Film bundan sonra başlıyor. Carla, bu durumdan rahatsız olup hırsızın kim olduğunu öğrenmeye çalışıyor kendi yöntemiyle. Fakat bir anlık kızgınlığı, öfkesi hesapta olmayan olayların patlak vermesine sebep oluyor. Filmde eksen kayıyor ve hırsızın kim olduğunu, neden yaptığını (burası bir eğitim kurumu olduğuna göre sebepleri de önemli olması gerekiyor haliyle) sormuyor. Artık ortada bir yargısız infaz ve kurban vardır. Mağdurun kendini temize çıkarma yöntemleri üzerinde duran yönetmen, başarılı kurgu ve senaryoyla mağdurun bir anda nasıl da yer değiştirdiğini gösteriyor. Adil davranmayıp önyargılarla taraf olursan bir anda boşa düşebilirsin, diyerek kameranın ışığını doğru yere tutuyor.
Aynı dilde ısrarın çoğalması
Carla’nın fevri davranıp müdürü de yanına alarak sınıfın en başarılı öğrencisinin annesine yargısız infazı, öğrencilerin röportaj bahanesiyle Carla’yı bir tür cezalandırmaya çalışmaları, velilerin, Friederika’nın kışkırtmasıyla Carla’yı bir anda suçlu ilan etmeleri neredeyse benzeşen bakış açısını ve hoşgörüsüzlüğe birkaç örnek olarak sunuluyor. Zaten filmin başında Oscar’ın tahtaya çıkıp 0.9 ile 1’in nasıl birbirine yakın olduğunu söylemesi filmin sonrasına dair ipucu niteliğindeki işaret fişeğidir. Bir doğru ve birçok yöntem olabildiği gibi yanlışta ısrar doğruyu silmez, güçlendirir.

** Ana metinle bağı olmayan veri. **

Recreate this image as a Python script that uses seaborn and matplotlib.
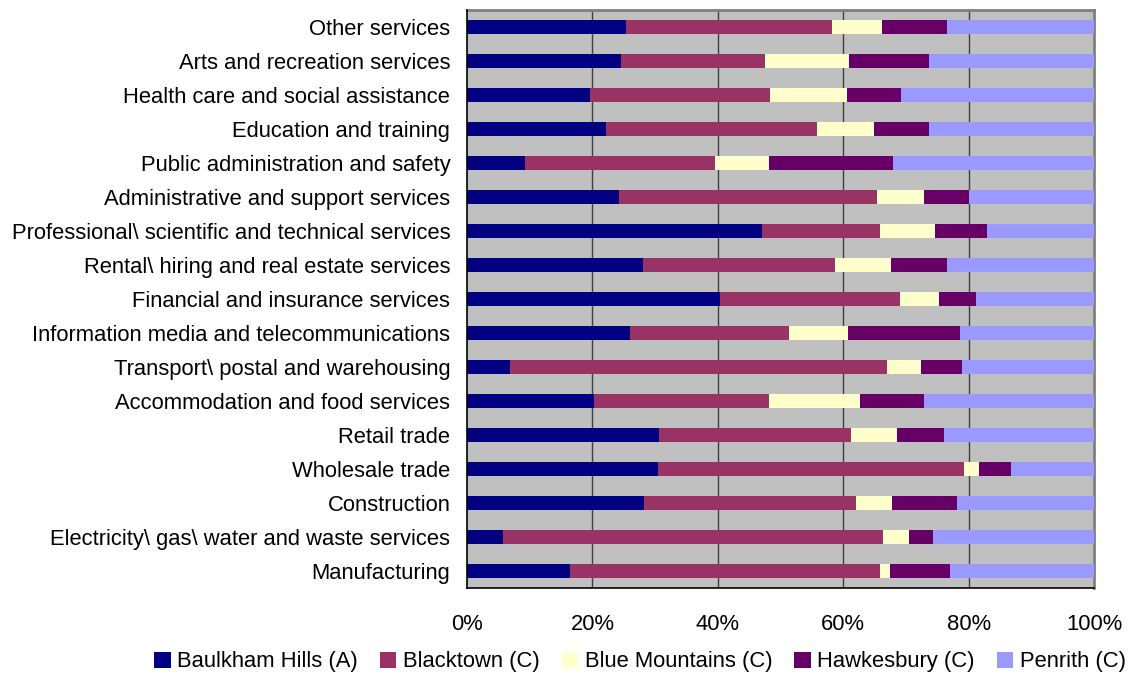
import numpy as np
import pandas as pd
import matplotlib
matplotlib.use("Agg")
import matplotlib.pyplot as plt
import seaborn as sns
from matplotlib.patches import Patch

categories = [
    "Other services",
    "Arts and recreation services",
    "Health care and social assistance",
    "Education and training",
    "Public administration and safety",
    "Administrative and support services",
    "Professional\\ scientific and technical services",
    "Rental\\ hiring and real estate services",
    "Financial and insurance services",
    "Information media and telecommunications",
    "Transport\\ postal and warehousing",
    "Accommodation and food services",
    "Retail trade",
    "Wholesale trade",
    "Construction",
    "Electricity\\ gas\\ water and waste services",
    "Manufacturing",
]

series_names = ["Baulkham Hills (A)", "Blacktown (C)", "Blue Mountains (C)",
                "Hawkesbury (C)", "Penrith (C)"]

baulkham = [25.4, 24.6, 19.6, 22.2, 9.2, 24.2, 47.1, 28.1, 40.3, 26.0, 6.9, 20.3, 30.7, 30.5, 28.2, 5.7, 16.4]
blacktown = [32.8, 22.9, 28.8, 33.6, 30.4, 41.2, 18.7, 30.6, 28.7, 25.3, 60.1, 27.9, 30.5, 48.7, 33.8, 60.6, 49.4]
blue_mountains = [8.0, 13.5, 12.2, 9.1, 8.5, 7.5, 8.9, 8.9, 6.2, 9.5, 5.4, 14.5, 7.4, 2.4, 5.8, 4.2, 1.7]
hawkesbury = [10.3, 12.7, 8.6, 8.8, 19.9, 7.2, 8.2, 8.9, 6.0, 17.8, 6.6, 10.2, 7.5, 5.1, 10.4, 3.9, 9.6]
penrith = [23.5, 26.3, 30.8, 26.3, 32.0, 19.9, 17.1, 23.5, 18.8, 21.4, 21.0, 27.1, 23.9, 13.3, 21.8, 25.6, 22.9]

colors = ["#000080", "#993366", "#FFFFCC", "#660066", "#9999FF"]

df = pd.DataFrame({
    "category": categories,
    series_names[0]: baulkham,
    series_names[1]: blacktown,
    series_names[2]: blue_mountains,
    series_names[3]: hawkesbury,
    series_names[4]: penrith,
})
vals = df[series_names]
shares = vals.div(vals.sum(axis=1), axis=0) * 100
cum = shares.cumsum(axis=1)

sns.set_style("white")
plt.rcParams["font.family"] = ["Liberation Sans", "DejaVu Sans"]
plt.rcParams["text.color"] = "black"
plt.rcParams["xtick.color"] = "black"
plt.rcParams["ytick.color"] = "black"

FS = 15.8

fig = plt.figure(figsize=(11.3, 6.75), dpi=100)
ax = fig.add_axes([467 / 1130, 1 - 588 / 675, (1094 - 467) / 1130, (588 - 10) / 675])
ax.set_facecolor("#C0C0C0")

for i in range(len(series_names) - 1, -1, -1):
    sns.barplot(x=cum[series_names[i]].values, y=df["category"], orient="h",
                color=colors[i], width=0.43, saturation=1, ax=ax, zorder=3,
                edgecolor="none", linewidth=0)

ax.set_xlim(0, 100)
ax.set_ylim(len(categories) - 0.5, -0.5)
ax.set_xticks([0, 20, 40, 60, 80, 100])
ax.set_xticklabels(["0%", "20%", "40%", "60%", "80%", "100%"])
ax.set_xlabel("")
ax.set_ylabel("")

for xv in [20, 40, 60, 80]:
    ax.axvline(xv, color="#404040", lw=1.0, zorder=1)

ax.set_yticks(np.arange(len(categories)))
ax.set_yticklabels(categories)
ax.set_yticks(np.arange(len(categories) + 1) - 0.5, minor=True)
ax.tick_params(axis="y", which="major", length=0, pad=12, labelsize=FS, labelcolor="black")
ax.tick_params(axis="y", which="minor", length=5, width=1, color="black", direction="out")
ax.tick_params(axis="x", which="major", length=6, width=1, color="black", direction="out",
               pad=13, labelsize=FS, labelcolor="black")

for s in ["left", "bottom"]:
    ax.spines[s].set_color("black")
    ax.spines[s].set_linewidth(1.2)
    ax.spines[s].set_visible(True)
for s in ["top", "right"]:
    ax.spines[s].set_color("#808080")
    ax.spines[s].set_linewidth(2)
    ax.spines[s].set_visible(True)
ax.spines["left"].set_zorder(5)

handles = [Patch(facecolor=c, edgecolor="none") for c in colors]
fig.legend(handles, series_names, loc="center", bbox_to_anchor=(640 / 1130, 1 - 662 / 675),
           ncol=5, frameon=False, fontsize=FS, handlelength=0.75, handleheight=0.75,
           handletextpad=0.3, columnspacing=1.0, borderpad=0)

fig.savefig("out.png", dpi=100)
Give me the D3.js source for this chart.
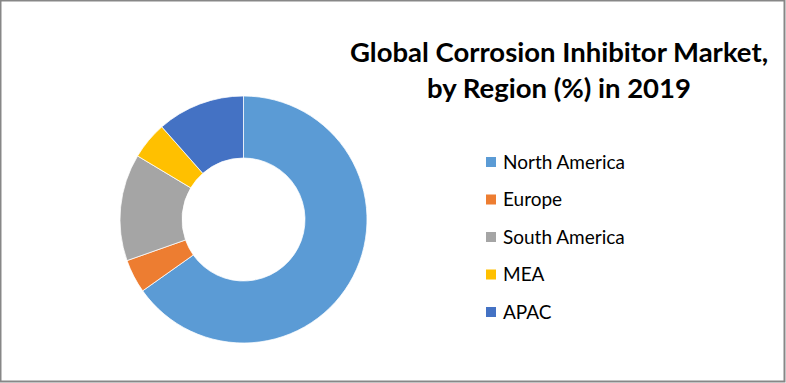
<!DOCTYPE html>
<html>
<head>
<meta charset="utf-8">
<script src="https://cdn.jsdelivr.net/npm/d3@7"></script>
<style>
  body { margin: 0; background: #fff; }
  svg { display: block; font-family: Lato, "Open Sans", sans-serif; }
</style>
</head>
<body>
<svg id="chart" width="786" height="383"></svg>
<script>
// data (share in %)
const regions = ["North America", "Europe", "South America", "MEA", "APAC"];
const shares = [65.2, 4.4, 14.0, 4.9, 11.5];
const colors = ["#5B9BD5", "#ED7D31", "#A5A5A5", "#FFC000", "#4472C4"];
const titleLines = ["Global Corrosion Inhibitor Market,", "by Region (%) in 2019"];

const width = 786, height = 383;
const svg = d3.select("#chart");

// frame
svg.append("rect")
    .attr("x", 0.5).attr("y", 0.5)
    .attr("width", width - 2).attr("height", height - 2)
    .attr("fill", "#fff")
    .attr("stroke", "#878787")
    .attr("stroke-width", 2);

const data = regions.map((r, i) => ({region: r, value: shares[i]}));
const color = d3.scaleOrdinal().domain(regions).range(colors);

const pie = d3.pie().sort(null).value(d => d.value);
const arc = d3.arc().innerRadius(61.5).outerRadius(123.5);

const donut = svg.append("g").attr("transform", "translate(243.5,219.5)");
donut.selectAll("path")
    .data(pie(data))
    .enter().append("path")
    .attr("d", arc)
    .attr("fill", d => color(d.data.region))
    .attr("stroke", "#fff")
    .attr("stroke-width", 0.75);

// title
svg.append("g").selectAll("text")
    .data(titleLines)
    .enter().append("text")
    .attr("x", 559)
    .attr("y", (d, i) => 62 + i * 36)
    .attr("text-anchor", "middle")
    .attr("font-size", 27.5)
    .attr("font-weight", "bold")
    .attr("fill", "#000")
    .text(d => d);

// legend
const legend = svg.append("g").selectAll("g")
    .data(regions)
    .enter().append("g")
    .attr("transform", (d, i) => `translate(486,${162 + i * 37.5})`);

legend.append("rect")
    .attr("x", 0).attr("y", -5)
    .attr("width", 10).attr("height", 10)
    .attr("fill", d => color(d));

legend.append("text")
    .attr("x", 17)
    .attr("y", 0)
    .attr("dy", "0.36em")
    .attr("font-size", 19)
    .attr("fill", "#000")
    .text(d => d);
</script>
</body>
</html>
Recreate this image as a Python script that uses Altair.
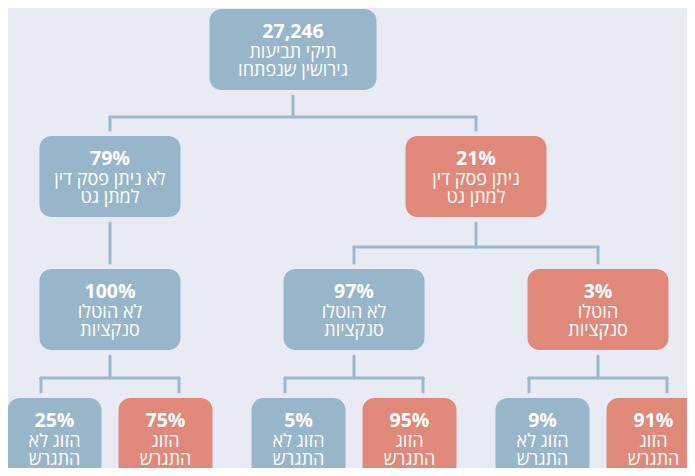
import altair as alt
import pandas as pd

# ---------------- data ----------------
node_value = ["27,246", "79%", "21%", "100%", "97%", "3%",
              "25%", "75%", "5%", "95%", "9%", "91%"]
node_line1 = ["תיקי תביעות", "לא ניתן פסק דין", "ניתן פסק דין",
              "לא הוטלו", "לא הוטלו", "הוטלו",
              "הזוג לא", "הזוג", "הזוג לא", "הזוג", "הזוג לא", "הזוג"]
node_line2 = ["גירושין שנפתחו", "למתן גט", "למתן גט",
              "סנקציות", "סנקציות", "סנקציות",
              "התגרש", "התגרש", "התגרש", "התגרש", "התגרש", "התגרש"]
node_kind = ["base", "no", "yes", "no", "no", "yes",
             "no", "yes", "no", "yes", "no", "yes"]
node_parent = [-1, 0, 0, 1, 2, 2, 3, 3, 4, 4, 5, 5]
node_level = [0, 1, 1, 2, 2, 2, 3, 3, 3, 3, 3, 3]

# ---------------- layout (styles / geometry) ----------------
BG = "#e8ebf3"
BLUE = "#97b6ca"
RED = "#e0897a"
LINE = "#9bb9cd"
FONT = "Open Sans"

level_top = [9, 136, 269, 398]
level_width = [167, 141, 141, 94]
box_h = 81
bar_offset = [27, 30, 28]
col0, col_pitch = 110, 244
leaf_half = 55.5
leaf_drop = 69

n = len(node_value)
children = {i: [j for j in range(n) if node_parent[j] == i] for i in range(n)}

cx = [None] * n
lvl2 = [i for i in range(n) if node_level[i] == 2]
for k, i in enumerate(lvl2):
    cx[i] = col0 + col_pitch * k
for i in lvl2:
    for k, j in enumerate(children[i]):
        cx[j] = cx[i] + (-leaf_half if k == 0 else leaf_half)
for lvl in (1, 0):
    for i in range(n):
        if node_level[i] == lvl:
            cs = [cx[j] for j in children[i]]
            cx[i] = sum(cs) / len(cs)

boxes, texts_b, texts_r = [], [], []
for i in range(n):
    lv = node_level[i]
    top = level_top[lv]
    bottom = top + box_h + (14 if lv == 3 else 0)
    w = level_width[lv]
    boxes.append(dict(x=cx[i] - w / 2, x2=cx[i] + w / 2, y=top, y2=bottom,
                      kind=node_kind[i]))
    texts_b.append(dict(x=cx[i], y=top + 23, t=node_value[i]))
    texts_r.append(dict(x=cx[i], y=top + 43.5, t=node_line1[i]))
    texts_r.append(dict(x=cx[i], y=top + 62, t=node_line2[i]))

edges = []
for i in range(n):
    ch = children[i]
    if not ch:
        continue
    lv = node_level[i]
    bottom = level_top[lv] + box_h
    ctop = level_top[lv + 1]
    if len(ch) == 1:
        edges.append(dict(x=cx[i], x2=cx[i], y=bottom + 6, y2=ctop - 6))
        continue
    bar = bottom + bar_offset[lv]
    edges.append(dict(x=cx[i], x2=cx[i], y=bottom + 6, y2=bar))
    if lv == 2:
        drops = [cx[i] - leaf_drop, cx[i] + leaf_drop]
    else:
        drops = [cx[j] for j in ch]
    edges.append(dict(x=min(drops), x2=max(drops), y=bar, y2=bar))
    for d in drops:
        edges.append(dict(x=d, x2=d, y=bar, y2=ctop - 6))

# chart occupies page pixels 8..687 x 8..468 (8px page margin)
xs = alt.Scale(domain=[8, 687])
ys = alt.Scale(domain=[8, 468], reverse=True)

box_df = pd.DataFrame(boxes)
edge_df = pd.DataFrame(edges)
tb_df = pd.DataFrame(texts_b)
tr_df = pd.DataFrame(texts_r)

rects = alt.Chart(box_df).mark_rect(cornerRadius=12, clip=True).encode(
    x=alt.X("x:Q", scale=xs, axis=None),
    x2="x2:Q",
    y=alt.Y("y:Q", scale=ys, axis=None),
    y2="y2:Q",
    color=alt.Color("kind:N",
                    scale=alt.Scale(domain=["base", "no", "yes"],
                                    range=[BLUE, BLUE, RED]),
                    legend=None),
)

rules = alt.Chart(edge_df).mark_rule(color=LINE, strokeWidth=3,
                                     strokeCap="round").encode(
    x=alt.X("x:Q", scale=xs, axis=None),
    x2="x2:Q",
    y=alt.Y("y:Q", scale=ys, axis=None),
    y2="y2:Q",
)

bold = alt.Chart(tb_df).mark_text(font=FONT, fontSize=19.5, fontWeight="bold",
                                  color="white", align="center",
                                  baseline="middle").encode(
    x=alt.X("x:Q", scale=xs, axis=None),
    y=alt.Y("y:Q", scale=ys, axis=None),
    text="t:N",
)

reg = alt.Chart(tr_df).mark_text(font=FONT, fontSize=18, color="white",
                                 align="center", baseline="middle").encode(
    x=alt.X("x:Q", scale=xs, axis=None),
    y=alt.Y("y:Q", scale=ys, axis=None),
    text="t:N",
)

chart = alt.layer(rules, rects, bold, reg).properties(
    width=679, height=460, padding=0, background=BG,
    autosize=alt.AutoSizeParams(type="none"),
).configure_view(stroke=None, fill=BG)

chart.save("out.html", embed_options={"renderer": "svg", "actions": False})
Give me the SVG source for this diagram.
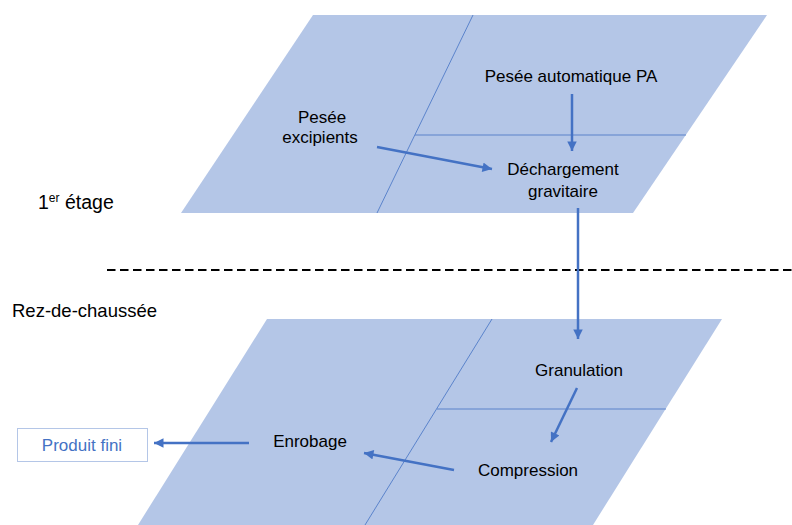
<svg xmlns="http://www.w3.org/2000/svg" width="792" height="525" viewBox="0 0 792 525">
<style>
.floor{fill:#b4c6e7;stroke:none}
.div{stroke:#4472c4;stroke-width:0.8;fill:none}
.lbl{font-family:"Liberation Sans",Arial,sans-serif;font-size:17px;fill:#000;text-anchor:middle}
.floorlbl{font-family:"Liberation Sans",Arial,sans-serif;font-size:18.5px;fill:#000}
.conn{stroke:#4472c4;stroke-width:2.5;fill:none;marker-end:url(#ah)}
</style>
<defs>
<marker id="ah" viewBox="0 0 10 10" refX="10" refY="5" markerWidth="4.2" markerHeight="3.8" orient="auto" markerUnits="strokeWidth">
<path d="M0,0 L10,5 L0,10 z" fill="#4472c4"/>
</marker>
</defs>
<rect width="792" height="525" fill="#fff"/>
<g id="floor-1">
<polygon class="floor" points="313,15 767,15 633,213 181,213"/>
<line class="div" x1="473" y1="15" x2="377" y2="213"/>
<line class="div" x1="415" y1="135" x2="686" y2="135"/>
</g>
<g id="floor-0">
<polygon class="floor" points="267,319 722,319 593,525 138,525"/>
<line class="div" x1="492" y1="319" x2="365" y2="525"/>
<line class="div" x1="437" y1="409" x2="666" y2="409"/>
</g>
<line x1="107" y1="270" x2="792" y2="270" stroke="#000" stroke-width="2" stroke-dasharray="8.5 4.5"/>
<g id="label-etage">
<text class="floorlbl" x="38" y="209" style="font-size:19.5px">1<tspan font-size="12" dy="-7">er</tspan><tspan dy="7"> étage</tspan></text>
</g>
<g id="label-rdc">
<text class="floorlbl" x="12" y="317">Rez-de-chaussée</text>
</g>
<g id="connectors">
<line class="conn" x1="572" y1="94" x2="572" y2="151"/>
<line class="conn" x1="377" y1="147" x2="492" y2="169"/>
<line class="conn" x1="578" y1="208" x2="578" y2="339"/>
<line class="conn" x1="577" y1="388" x2="551" y2="442"/>
<line class="conn" x1="454" y1="470" x2="364" y2="453"/>
<line class="conn" x1="249" y1="443" x2="154" y2="443"/>
</g>
<g id="pesee-pa"><text class="lbl" x="571" y="82">Pesée automatique PA</text></g>
<g id="pesee-excipients"><text class="lbl" x="322" y="123">Pesée</text><text class="lbl" x="320" y="143">excipients</text></g>
<g id="dechargement"><text class="lbl" x="563" y="175">Déchargement</text><text class="lbl" x="563" y="197">gravitaire</text></g>
<g id="granulation"><text class="lbl" x="579" y="376">Granulation</text></g>
<g id="compression"><text class="lbl" x="528" y="476">Compression</text></g>
<g id="enrobage"><text class="lbl" x="310" y="447">Enrobage</text></g>
<g id="produit-fini">
<rect x="17.5" y="428.5" width="130" height="33" fill="#fff" stroke="#b4c6e7" stroke-width="1"/>
<text class="lbl" x="82" y="451" style="fill:#4472c4">Produit fini</text>
</g>
</svg>
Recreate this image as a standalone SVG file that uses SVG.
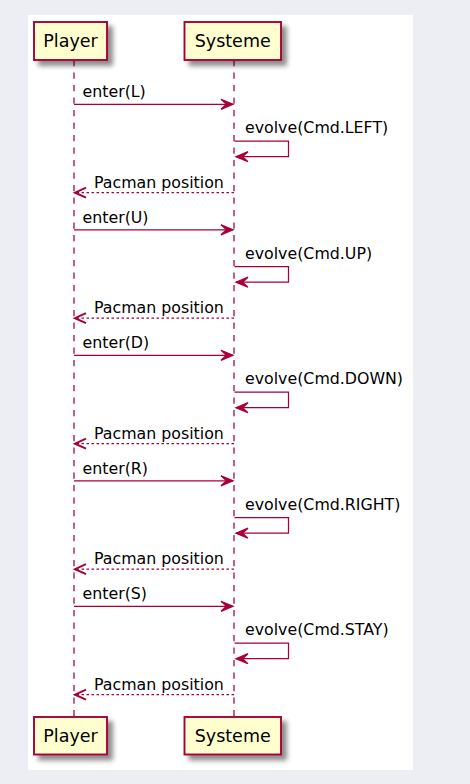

Carla öğretmeni köşeye sıkıştırarak kendini sorgulamasını bekledikleri sırada daha rahat düşündüğü, soluk aldığı yere giderek mekân değiştirip daha kararlı ve idealist bir şekilde karşılarına dikilmesi, doğru olanda ısrar etmesi filmin ana damarı. Kendisine şiddet uygulayan küçük çocuğa karşı sesini yükseltmemesi, çocuğu okulun şefkatli (!) disiplin kuruluna teslim etmemesi inandığı yolda ne kadar kararlı olduğunu göstermesi de seyircinin empatisini güçlendiriyor.
Bütün bir film boyunca yüklendiği stresi atacak yer ararken çocukların da etkilendiğini, aynı duygulara sahip olduğunu düşünerek sınıfta hep birlikte avazı çıktığı kadar bağırması sinema tarihine geçecek bir sahne olmuş. Okulda özellikle Almanca konuşulması kuralı da üzerinde düşünülmesi gereken bir ayrıntıyken Fransızların bu konudaki tutuculuklarına Avrupa Birliği’nde yeni kardeş düşüncelerini de çoğalttığına şahit oluyoruz.
Irkçılığın ve ayrımcılığın en büyük mağdurlarının her zaman çocuklar ve kadınların olduğu dünyanın minyatür bir tasviri olan Öğretmenler Odası filmi bir el kamerasıyla nelerin yapılabileceğine dair güzel bir yedinci sanat örneği.